[Charts and diagrams as code]
========================
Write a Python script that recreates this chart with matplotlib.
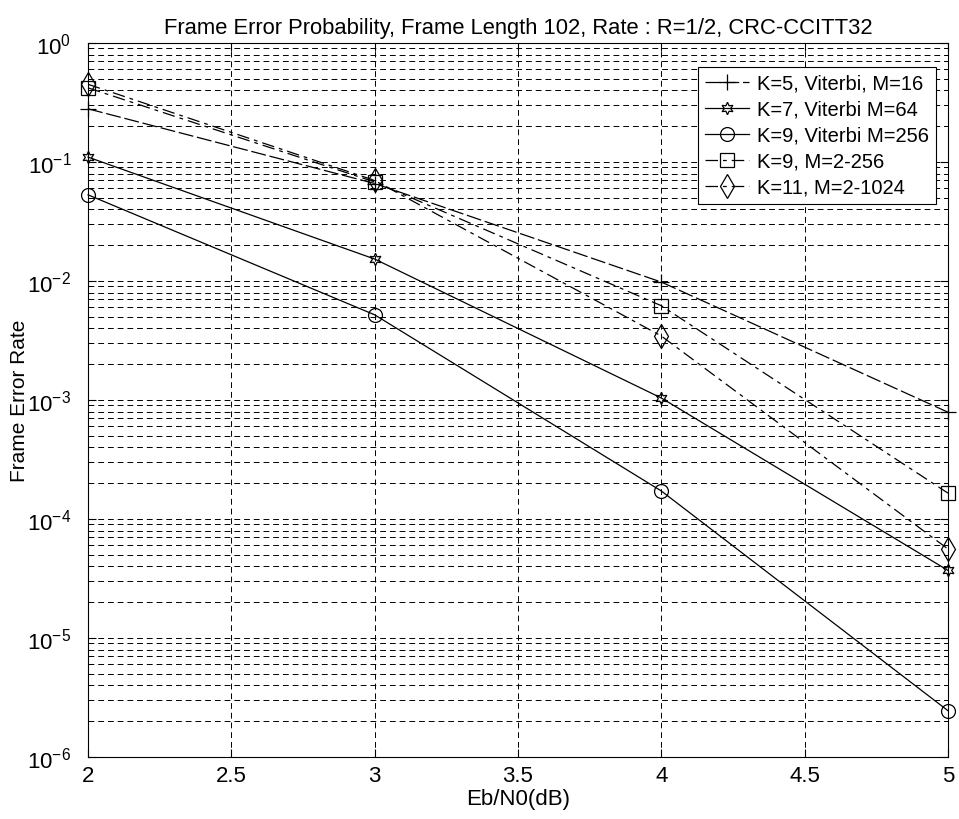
import matplotlib

matplotlib.use("Agg")

import matplotlib.pyplot as plt
import numpy as np
from matplotlib.ticker import LogLocator, NullFormatter

plt.rcParams["font.family"] = ["Liberation Sans", "DejaVu Sans"]

ebn0 = [2, 3, 4, 5]
fer_k5_viterbi = [0.28, 0.066, 0.0098, 7.9e-4]
fer_k7_viterbi = [0.11, 0.0153, 1.04e-3, 3.7e-5]
fer_k9_viterbi = [0.053, 5.2e-3, 1.72e-4, 2.45e-6]
fer_k9_m2_256 = [0.42, 0.068, 6.2e-3, 1.65e-4]
fer_k11_m2_1024 = [0.45, 0.070, 3.45e-3, 5.6e-5]

labels = [
    "K=5, Viterbi, M=16",
    "K=7, Viterbi M=64",
    "K=9, Viterbi M=256",
    "K=9, M=2-256",
    "K=11, M=2-1024",
]

fig = plt.figure(figsize=(9.59, 8.20), dpi=100)
ax = fig.add_axes([0.0918, 0.0756, 0.8967, 0.8707])

common = dict(color="black", linewidth=0.9, markerfacecolor="none",
              markeredgecolor="black", markeredgewidth=0.9, clip_on=False)
dashdot = (0, (10, 4, 3, 4))
ax.plot(ebn0, fer_k5_viterbi, linestyle=(0, (12, 3)), marker="+", markersize=12,
        label=labels[0], **common)
ax.plot(ebn0, fer_k7_viterbi, linestyle="-", marker=(6, 1, 0), markersize=9,
        label=labels[1], **common)
ax.plot(ebn0, fer_k9_viterbi, linestyle="-", marker="o", markersize=10,
        label=labels[2], **common)
ax.plot(ebn0, fer_k9_m2_256, linestyle=dashdot, marker="s", markersize=10,
        label=labels[3], **common)
ax.plot(ebn0, fer_k11_m2_1024, linestyle=dashdot, marker="d", markersize=12,
        label=labels[4], **common)

ax.set_yscale("log")
ax.set_xlim(2, 5)
ax.set_ylim(1e-6, 1)
ax.set_xticks([2, 2.5, 3, 3.5, 4, 4.5, 5])
ax.set_xticklabels(["2", "2.5", "3", "3.5", "4", "4.5", "5"])
ax.yaxis.set_major_locator(LogLocator(base=10, numticks=10))
ax.yaxis.set_minor_locator(LogLocator(base=10, subs=np.arange(2, 10), numticks=20))
ax.yaxis.set_minor_formatter(NullFormatter())

ax.grid(True, which="major", axis="both", color="black", linestyle=(0, (6, 4)), linewidth=0.7)
ax.grid(True, which="minor", axis="y", color="black", linestyle=(0, (6, 4)), linewidth=0.7)
ax.tick_params(which="both", direction="in", top=True, right=True, labelsize=16)
ax.tick_params(axis="x", pad=6)
ax.tick_params(axis="y", pad=12)
ax.tick_params(which="major", length=6)
ax.tick_params(which="minor", length=3)

ax.set_title("Frame Error Probability, Frame Length 102, Rate : R=1/2, CRC-CCITT32",
             fontsize=15.8, pad=7)
ax.set_xlabel("Eb/N0(dB)", fontsize=16, labelpad=1)
ax.set_ylabel("Frame Error Rate", fontsize=15)
ax.yaxis.set_label_coords(-0.069, 0.5)

leg = ax.legend(loc="upper right", bbox_to_anchor=(0.998, 0.981), fontsize=14.5,
                frameon=True, fancybox=False, edgecolor="black", framealpha=1,
                handlelength=2.2, handletextpad=0.4, borderpad=0.35, labelspacing=0.35)
leg.get_frame().set_linewidth(0.8)

fig.savefig("out.png", dpi=100)
plt.close(fig)
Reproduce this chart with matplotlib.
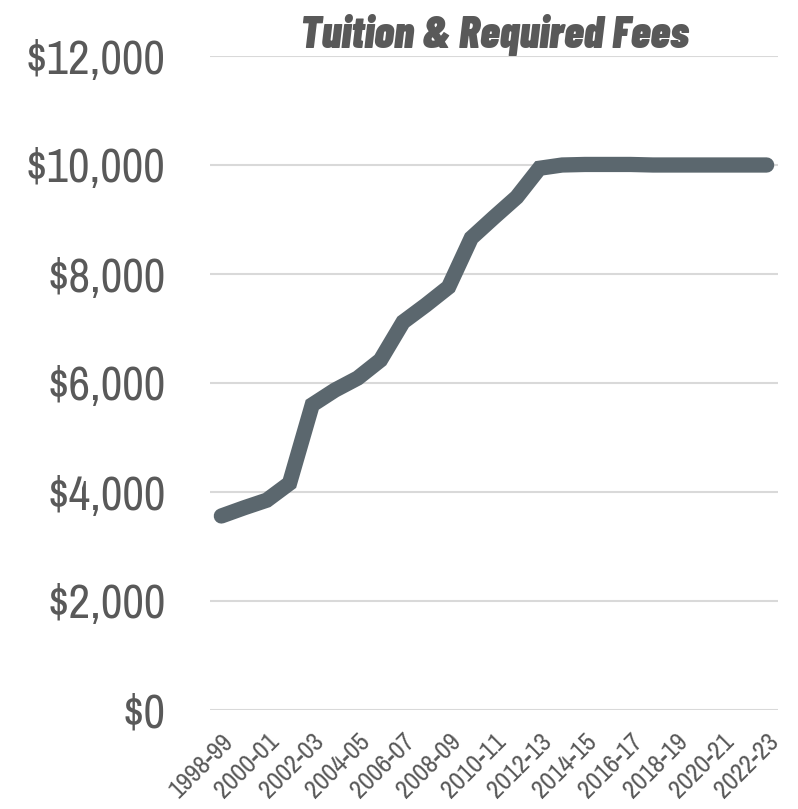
import matplotlib
matplotlib.use("Agg")
import matplotlib.pyplot as plt
from matplotlib.ticker import FuncFormatter

years = ["1998-99", "1999-00", "2000-01", "2001-02", "2002-03", "2003-04", "2004-05",
         "2005-06", "2006-07", "2007-08", "2008-09", "2009-10", "2010-11", "2011-12",
         "2012-13", "2013-14", "2014-15", "2015-16", "2016-17", "2017-18", "2018-19",
         "2019-20", "2020-21", "2021-22", "2022-23"]
tuition = [3560, 3710, 3850, 4160, 5600, 5870, 6090, 6420, 7120, 7430, 7760, 8660,
           9040, 9410, 9940, 10000, 10010, 10010, 10010, 10000, 10000, 10000, 10000,
           10000, 10000]
y_ticks = [0, 2000, 4000, 6000, 8000, 10000, 12000]
title = "Tuition & Required Fees"

narrow = ["Archivo Narrow", "DejaVu Sans"]
title_font = ["Barlow Condensed", "DejaVu Sans"]
txt = "#595959"

fig = plt.figure(figsize=(7.98, 8.09), dpi=100)
ax = fig.add_axes([210/798, 1 - 710/809, (778-210)/798, (710-56)/809])

x = list(range(len(years)))
ax.plot(x, tuition, color="#5b676e", linewidth=11, solid_capstyle="round",
        solid_joinstyle="miter", zorder=3)

ax.set_xlim(-0.5, len(years) - 0.5)
ax.set_ylim(0, 12000)
ax.set_yticks(y_ticks)
ax.yaxis.set_major_formatter(FuncFormatter(lambda v, p: f"${v:,.0f}"))
ax.grid(axis="y", color="#d9d9d9", linewidth=1.5, zorder=0)
for s in ax.spines.values():
    s.set_visible(False)
ax.tick_params(axis="both", length=0)
ax.tick_params(axis="y", pad=32)
for lab in ax.get_yticklabels():
    lab.set_fontfamily(narrow)
    lab.set_fontsize(34)
    lab.set_color(txt)

ax.set_xticks(x[::2])
ax.set_xticklabels(years[::2], rotation=45, ha="right", va="top",
                   rotation_mode="anchor", fontsize=19, color=txt, family=narrow)
ax.tick_params(axis="x", pad=14)

ax.set_title(title, fontsize=32, fontweight=900, fontstyle="italic",
             color=txt, family=title_font, pad=4)

fig.savefig("out.png", dpi=100)
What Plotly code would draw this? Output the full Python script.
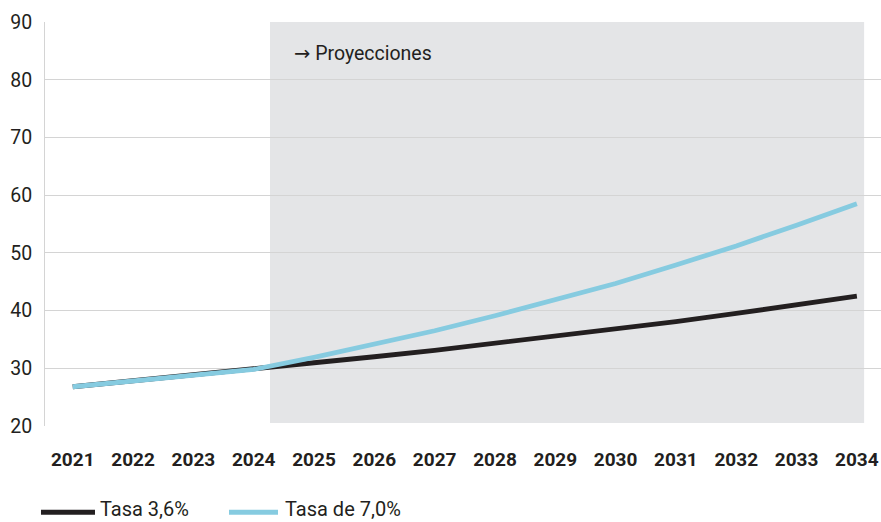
import plotly.graph_objects as go

# Years on the horizontal axis
years = [2021, 2022, 2023, 2024, 2025, 2026, 2027, 2028, 2029, 2030, 2031, 2032, 2033, 2034]

# Series values
tasa_36 = [26.8, 27.8, 28.8, 29.8, 30.9, 32.0, 33.1, 34.3, 35.5, 36.8, 38.1, 39.5, 40.9, 42.5]
tasa_70 = [26.8, 27.8, 28.8, 29.8, 31.9, 34.1, 36.5, 39.1, 41.8, 44.7, 47.9, 51.2, 54.8, 58.5]

series_names = ["Tasa 3,6%", "Tasa de 7,0%"]
series_colors = ["#231f20", "#86cbe0"]
y_ticks = [20, 30, 40, 50, 60, 70, 80, 90]

# Projection window (shaded band)
proj_start = 2024.27
proj_end = 2034.12

FONT = "Roboto"
TEXT = "#231f20"

fig = go.Figure()

for name, vals, color in zip(series_names, [tasa_36, tasa_70], series_colors):
    fig.add_trace(go.Scatter(
        x=years, y=vals, mode="lines", name=name,
        line=dict(color=color, width=4.8), showlegend=False,
    ))

fig.add_shape(
    type="rect", xref="x", yref="y",
    x0=proj_start, x1=proj_end, y0=20.5, y1=90,
    fillcolor="#e4e5e7", line=dict(width=0), layer="below",
)

fig.add_annotation(
    x=proj_start, y=84.6, xref="x", yref="y",
    text='<span style="font-family:DejaVu Sans">\u2192</span> Proyecciones',
    showarrow=False,
    xanchor="left", yanchor="middle", xshift=22,
    font=dict(family=FONT, size=19.5, color=TEXT),
)

# Legend row below the axis: a swatch line and a label per series
legend_y = -0.2054
legend_keys = [(-0.0048, 0.0598, 0.0634), (0.2201, 0.2787, 0.2847)]
for (x0, x1, xt), name, color in zip(legend_keys, series_names, series_colors):
    fig.add_shape(
        type="line", xref="paper", yref="paper",
        x0=x0, x1=x1, y0=legend_y - 0.008, y1=legend_y - 0.008,
        line=dict(color=color, width=5),
    )
    fig.add_annotation(
        x=xt, y=legend_y, xref="paper", yref="paper",
        text=name, showarrow=False, xanchor="left", yanchor="middle",
        font=dict(family=FONT, size=20, color=TEXT),
    )

fig.update_layout(
    width=881, height=522,
    margin=dict(l=45, r=0, t=22, b=96),
    paper_bgcolor="white", plot_bgcolor="white",
    font=dict(family=FONT, color=TEXT),
    showlegend=False,
    xaxis=dict(
        range=[2020.54, 2034.4],
        tickmode="array", tickvals=years, ticktext=[str(y) for y in years],
        tickfont=dict(family=FONT, size=19, color=TEXT, weight="bold"),
        showgrid=False, zeroline=False,
        showline=False, ticks="", ticklabelstandoff=20,
    ),
    yaxis=dict(
        range=[20, 90], tickvals=y_ticks,
        tickfont=dict(family=FONT, size=19.5, color=TEXT),
        showgrid=True, gridcolor="#d4d4d4", gridwidth=1,
        zeroline=False, showline=True, linecolor="#d4d4d4", linewidth=1,
        ticks="", ticklabelstandoff=8,
    ),
)

fig.write_html("out.html")
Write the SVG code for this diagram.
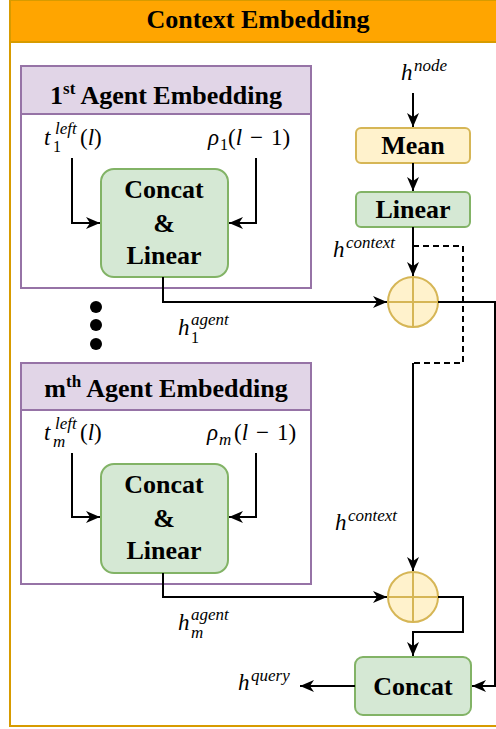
<svg xmlns="http://www.w3.org/2000/svg" width="496" height="729" viewBox="0 0 496 729" font-family="Liberation Serif">
<style>
.ln{fill:none;stroke:#000;stroke-width:2}
.green{fill:#D5E8D4;stroke:#82B366;stroke-width:2}
.yellow{fill:#FFF2CC;stroke:#D6B656;stroke-width:2}
.ph{fill:#E1D5E7;stroke:#9673A6;stroke-width:2}
.pb{fill:#FFFFFF;stroke:#9673A6;stroke-width:2}
</style>
<defs>
<marker id="arr" markerUnits="userSpaceOnUse" markerWidth="16" markerHeight="16" viewBox="0 0 16 16" refX="14" refY="8" orient="auto">
<path d="M0 2 L14 8 L0 14 L4 8 Z" fill="#000"/>
</marker>
</defs>
<g id="container">
<rect x="10" y="0" width="510" height="726" fill="#FFFFFF" stroke="#D79B00" stroke-width="2"/>
<rect x="10" y="0" width="510" height="42" fill="#FFA500" stroke="#D79B00" stroke-width="2"/>
<text x="258" y="28" text-anchor="middle" style="font-family:'Liberation Serif',serif !important;font-size:26px;font-weight:bold">Context Embedding</text>
</g>
<g id="agent1">
<rect class="pb" x="21" y="114" width="290" height="174"/>
<rect class="ph" x="21" y="66" width="290" height="48"/>
<text x="166" y="104" text-anchor="middle" style="font-family:'Liberation Serif',serif !important;font-size:26px;font-weight:bold">1<tspan font-size="17" dy="-10">st</tspan><tspan dy="10"> Agent Embedding</tspan></text>
</g>
<g id="concat-linear1" text-anchor="middle">
<rect class="green" x="101" y="169" width="127" height="108" rx="13"/>
<text x="164" y="198" style="font-family:'Liberation Serif',serif !important;font-size:26px;font-weight:bold">Concat</text>
<text x="164" y="232" style="font-family:'Liberation Serif',serif !important;font-size:26px;font-weight:bold">&amp;</text>
<text x="164" y="264" style="font-family:'Liberation Serif',serif !important;font-size:26px;font-weight:bold">Linear</text>
</g>
<g id="agentm">
<rect class="pb" x="21" y="410" width="290" height="174"/>
<rect class="ph" x="21" y="363" width="290" height="47"/>
<text x="166" y="397" text-anchor="middle" style="font-family:'Liberation Serif',serif !important;font-size:26px;font-weight:bold">m<tspan font-size="17" dy="-10">th</tspan><tspan dy="10"> Agent Embedding</tspan></text>
</g>
<g id="concat-linear2" text-anchor="middle">
<rect class="green" x="101" y="464" width="127" height="109" rx="13"/>
<text x="164" y="493" style="font-family:'Liberation Serif',serif !important;font-size:26px;font-weight:bold">Concat</text>
<text x="164" y="527" style="font-family:'Liberation Serif',serif !important;font-size:26px;font-weight:bold">&amp;</text>
<text x="164" y="559" style="font-family:'Liberation Serif',serif !important;font-size:26px;font-weight:bold">Linear</text>
</g>
<g id="dots">
<circle cx="96" cy="307" r="6" fill="#000"/>
<circle cx="96" cy="325" r="6" fill="#000"/>
<circle cx="96" cy="344" r="6" fill="#000"/>
</g>
<g id="mean">
<rect class="yellow" x="356" y="128" width="114" height="35" rx="5"/>
<text x="413" y="154" text-anchor="middle" style="font-family:'Liberation Serif',serif !important;font-size:26px;font-weight:bold">Mean</text>
</g>
<g id="linear">
<rect class="green" x="356" y="192" width="114" height="35" rx="5"/>
<text x="413" y="218" text-anchor="middle" style="font-family:'Liberation Serif',serif !important;font-size:26px;font-weight:bold">Linear</text>
</g>
<g id="sum1">
<circle class="yellow" cx="413" cy="302" r="25"/>
<path d="M388 302 H438 M413 277 V327" stroke="#D6B656" stroke-width="2"/>
</g>
<g id="sum2">
<circle class="yellow" cx="413" cy="597" r="25"/>
<path d="M388 597 H438 M413 572 V622" stroke="#D6B656" stroke-width="2"/>
</g>
<g id="concat">
<rect class="green" x="355" y="657" width="116" height="58" rx="8"/>
<text x="413" y="695" text-anchor="middle" style="font-family:'Liberation Serif',serif !important;font-size:26px;font-weight:bold">Concat</text>
</g>
<g id="connectors">
<path class="ln" d="M72 158 V223 H100" marker-end="url(#arr)"/>
<path class="ln" d="M256 158 V223 H229" marker-end="url(#arr)"/>
<path class="ln" d="M163 277 V302 H387" marker-end="url(#arr)"/>
<path class="ln" d="M72 453 V517 H100" marker-end="url(#arr)"/>
<path class="ln" d="M256 453 V517 H229" marker-end="url(#arr)"/>
<path class="ln" d="M163 573 V597 H387" marker-end="url(#arr)"/>
<path class="ln" d="M413 93 V127" marker-end="url(#arr)"/>
<path class="ln" d="M413 163 V191" marker-end="url(#arr)"/>
<path class="ln" d="M413 227 V276" marker-end="url(#arr)"/>
<path class="ln" d="M413 246 H463 V363 H413" stroke-dasharray="6 4"/>
<path class="ln" d="M413 363 V571" marker-end="url(#arr)"/>
<path class="ln" d="M438 302 H495 V686 H472" marker-end="url(#arr)"/>
<path class="ln" d="M438 597 H463 V632 H413 V656" marker-end="url(#arr)"/>
<path class="ln" d="M355 686 H300" marker-end="url(#arr)"/>
</g>
<g id="labels">
<text x="401" y="80" style="font-family:'Liberation Serif',serif !important;font-size:23px;font-style:italic">h</text><text x="414" y="71" style="font-family:'Liberation Serif',serif !important;font-size:17px;font-style:italic">node</text>
<text x="44" y="145" style="font-family:'Liberation Serif',serif !important;font-size:23px;font-style:italic">t</text><text x="55" y="134" style="font-family:'Liberation Serif',serif !important;font-size:17px;font-style:italic">left</text><text x="53" y="152" style="font-family:'Liberation Serif',serif !important;font-size:16px">1</text><text x="80" y="145" style="font-family:'Liberation Serif',serif !important;font-size:23px">(<tspan font-style="italic">l</tspan>)</text>
<text x="208" y="145" style="font-family:'Liberation Serif',serif !important;font-size:23px;font-style:italic">ρ</text><text x="220" y="150" style="font-family:'Liberation Serif',serif !important;font-size:16px">1</text><text x="228" y="145" style="font-family:'Liberation Serif',serif !important;font-size:23px">(<tspan font-style="italic">l</tspan></text><text x="250" y="145" style="font-family:'Liberation Serif',serif !important;font-size:23px">−</text><text x="271" y="145" style="font-family:'Liberation Serif',serif !important;font-size:23px">1)</text>
<text x="44" y="440" style="font-family:'Liberation Serif',serif !important;font-size:23px;font-style:italic">t</text><text x="55" y="429" style="font-family:'Liberation Serif',serif !important;font-size:17px;font-style:italic">left</text><text x="53" y="447" style="font-family:'Liberation Serif',serif !important;font-size:17px;font-style:italic">m</text><text x="80" y="440" style="font-family:'Liberation Serif',serif !important;font-size:23px">(<tspan font-style="italic">l</tspan>)</text>
<text x="207" y="440" style="font-family:'Liberation Serif',serif !important;font-size:23px;font-style:italic">ρ</text><text x="219" y="445" style="font-family:'Liberation Serif',serif !important;font-size:17px;font-style:italic">m</text><text x="234" y="440" style="font-family:'Liberation Serif',serif !important;font-size:23px">(<tspan font-style="italic">l</tspan></text><text x="256" y="440" style="font-family:'Liberation Serif',serif !important;font-size:23px">−</text><text x="277" y="440" style="font-family:'Liberation Serif',serif !important;font-size:23px">1)</text>
<text x="178" y="335" style="font-family:'Liberation Serif',serif !important;font-size:23px;font-style:italic">h</text><text x="191" y="325" style="font-family:'Liberation Serif',serif !important;font-size:17px;font-style:italic">agent</text><text x="191" y="343" style="font-family:'Liberation Serif',serif !important;font-size:16px">1</text>
<text x="178" y="630" style="font-family:'Liberation Serif',serif !important;font-size:23px;font-style:italic">h</text><text x="191" y="620" style="font-family:'Liberation Serif',serif !important;font-size:17px;font-style:italic">agent</text><text x="191" y="638" style="font-family:'Liberation Serif',serif !important;font-size:17px;font-style:italic">m</text>
<text x="333" y="257" style="font-family:'Liberation Serif',serif !important;font-size:23px;font-style:italic">h</text><text x="346" y="248" style="font-family:'Liberation Serif',serif !important;font-size:17px;font-style:italic">context</text>
<text x="335" y="530" style="font-family:'Liberation Serif',serif !important;font-size:23px;font-style:italic">h</text><text x="348" y="521" style="font-family:'Liberation Serif',serif !important;font-size:17px;font-style:italic">context</text>
<text x="238" y="690" style="font-family:'Liberation Serif',serif !important;font-size:23px;font-style:italic">h</text><text x="251" y="681" style="font-family:'Liberation Serif',serif !important;font-size:17px;font-style:italic">query</text>
</g>
</svg>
========================
:: Stated goal ::
Repeat the lines from where the entries begin to the line with "label=labels[4], **common)", both included. Any picture is left out.

:: Output below ::
Write a Python script that recreates this chart with matplotlib.
import matplotlib

matplotlib.use("Agg")

import matplotlib.pyplot as plt
import numpy as np
from matplotlib.ticker import LogLocator, NullFormatter

plt.rcParams["font.family"] = ["Liberation Sans", "DejaVu Sans"]

ebn0 = [2, 3, 4, 5]
fer_k5_viterbi = [0.28, 0.066, 0.0098, 7.9e-4]
fer_k7_viterbi = [0.11, 0.0153, 1.04e-3, 3.7e-5]
fer_k9_viterbi = [0.053, 5.2e-3, 1.72e-4, 2.45e-6]
fer_k9_m2_256 = [0.42, 0.068, 6.2e-3, 1.65e-4]
fer_k11_m2_1024 = [0.45, 0.070, 3.45e-3, 5.6e-5]

labels = [
    "K=5, Viterbi, M=16",
    "K=7, Viterbi M=64",
    "K=9, Viterbi M=256",
    "K=9, M=2-256",
    "K=11, M=2-1024",
]

fig = plt.figure(figsize=(9.59, 8.20), dpi=100)
ax = fig.add_axes([0.0918, 0.0756, 0.8967, 0.8707])

common = dict(color="black", linewidth=0.9, markerfacecolor="none",
              markeredgecolor="black", markeredgewidth=0.9, clip_on=False)
dashdot = (0, (10, 4, 3, 4))
ax.plot(ebn0, fer_k5_viterbi, linestyle=(0, (12, 3)), marker="+", markersize=12,
        label=labels[0], **common)
ax.plot(ebn0, fer_k7_viterbi, linestyle="-", marker=(6, 1, 0), markersize=9,
        label=labels[1], **common)
ax.plot(ebn0, fer_k9_viterbi, linestyle="-", marker="o", markersize=10,
        label=labels[2], **common)
ax.plot(ebn0, fer_k9_m2_256, linestyle=dashdot, marker="s", markersize=10,
        label=labels[3], **common)
ax.plot(ebn0, fer_k11_m2_1024, linestyle=dashdot, marker="d", markersize=12,
        label=labels[4], **common)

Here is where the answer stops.